中国人是一个奇怪而强韧的民族, 这一点是在在不同于其它人种的, 随便他们何处去, 中国的根, 是不容易放弃的.表妹来巴拿马时根本是个不解事的孩子, 当年住在"哥隆"市, 接近公司设置的自由区.在那治安极坏的地区, 一住五年, 等到经济环境安定了才搬到巴拿马市区来.回忆起"哥隆"的日子, 她笑说那是"苦笼".两度街上被暴徒抢皮夹, 她都又硬夺了回来。
被抢当时表现得勇敢, 回家方才吓得大哭不休.这个中国女孩子, 经过长长的十年之后, 而今是成熟了.我看着表妹的三个伶俐可爱的孩子和她相依为命的丈夫, 还有她的一群好中国朋友, 心中非常感动, 毕竟这十年的海外生活, 是一份生活的教育, 也是他们自己努力的成果.表妹与表妹夫深深的迷惑了米夏, 他一再的说, 这两个人的"个性美".虽然表妹夫的西班牙文不肯文诌诌, 粗话偶尔也滑出来, 可是听了只觉那是一种语调, 他自己的真性情更在里面发挥得淋漓.奇怪的是, 这些在家中只讲中文的人, 西班牙却是出奇的流利。

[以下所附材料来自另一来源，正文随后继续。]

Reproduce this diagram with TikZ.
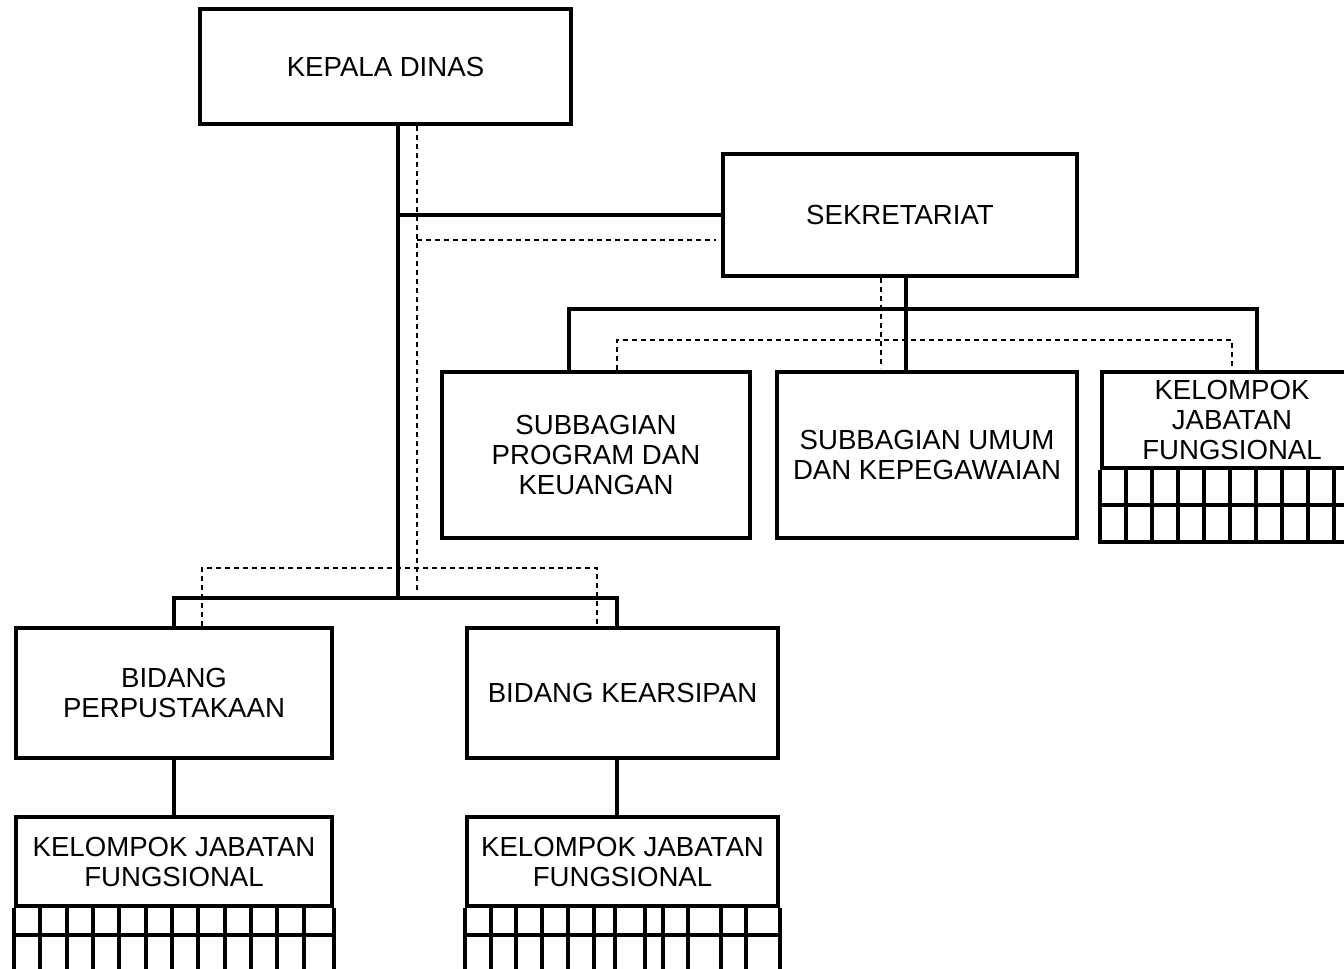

在巴拿马的最后一日, 曾大使夫妇与中央社的刘先生夫妇也来了表妹夫家中。
大使夫妇是十多年前在西班牙做学生时便认识的, 只因自己最怕麻烦他人, 不敢贸然拜望, 结果却在表妹家碰到.聆听大使亲切的一番谈话, 使我对巴拿马又多了一份了解.只因这一站是家族团聚, 巴拿马的历史和地理也便略过了。
三天的时间飞快的渡过, 表妹和他们朋友对待我的亲切殷勤, 使我又一次欠下了同胞的深情。
临去的那一个下午, 表妹仍然赶着包馄饨, 一定要吃饱了才给上路.她的那份诚心, 一再在实际的生活饮食里, 交付给了我。
行李中, 表妹硬塞了中国的点心, 说是怕我深夜到了哥伦比亚没有东西吃。
妹夫再三叮咛米夏, 请他好好做我的保镖.朋友们一趟又一趟的赶来表妹夫家中与我见面, 可说没有一日不碰到的。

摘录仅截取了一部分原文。